In the meantime, I make a living installing and supporting the applications you snob, and it cost my clients a fraction of the price of shrink-wrap software. Go figure.
I do not "snob" anything here except inflated expectations and claims. What you are failing to grasp here is that I realize FOSS has limitations and that sometimes even a closed-source commercial app is the best platform to pursue. The trouble is that most slashdotters live in some fantasy world where vi is considered an ideal word processor and where writing a shell script that will sort your sister's MP3 collection by Britney's breast size at the time is considered to be high art.
In the real world, people want word processors with GUI's more than they want arcane commands that can fold, spindle, and mutilate. They'll gladly pay out the nose for inferior software just so long as it doesn't require them to learn anything about the platform, the software, or both. What I find all too often is this elitist attitude by developers (especially FOSS developers) who think that everyone should be forced to learn C++, Java, and Perl before they can be considered worthy to use any computer. The world might be a better place if that were true, but it is not true and it's high time FOSS developers figured that out if they ever want to be considered candidates for serious software development.

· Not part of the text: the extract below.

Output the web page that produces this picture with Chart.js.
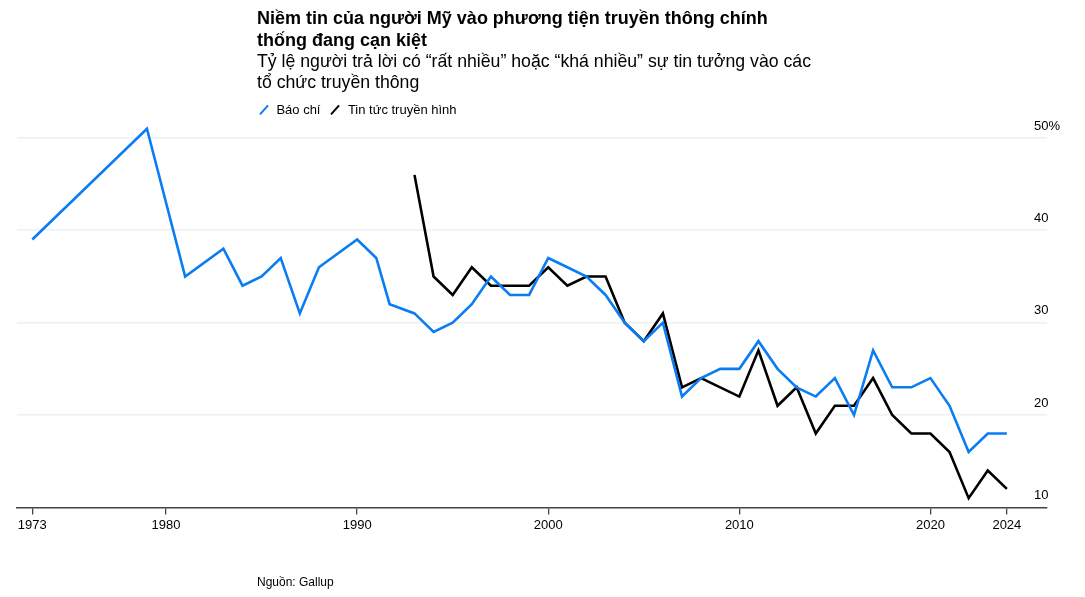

That's the BCS through and through... (Score:3, Insightful)
I've been around computers since I was 10, writing Z80 assembly at 14, contract game programming at 17 and working in the industry professionally from 19. I was an IT Manager at 22 and I've been a freelance consultant for the last 9 years. I'm a web developer (PHP, MySQL), a software developer (VB), a networking specialist (CNE, MCSE, CCNA, CCDA) but mostly a technical architect (VCP) and have project management qualifications too (PRINCE2 and Project+). But the BCS hasn't represented me or other colleagues I've worked with during the past 16 years. Therefore, how do you represent an industry that you actively discourage from being a part of your organisation.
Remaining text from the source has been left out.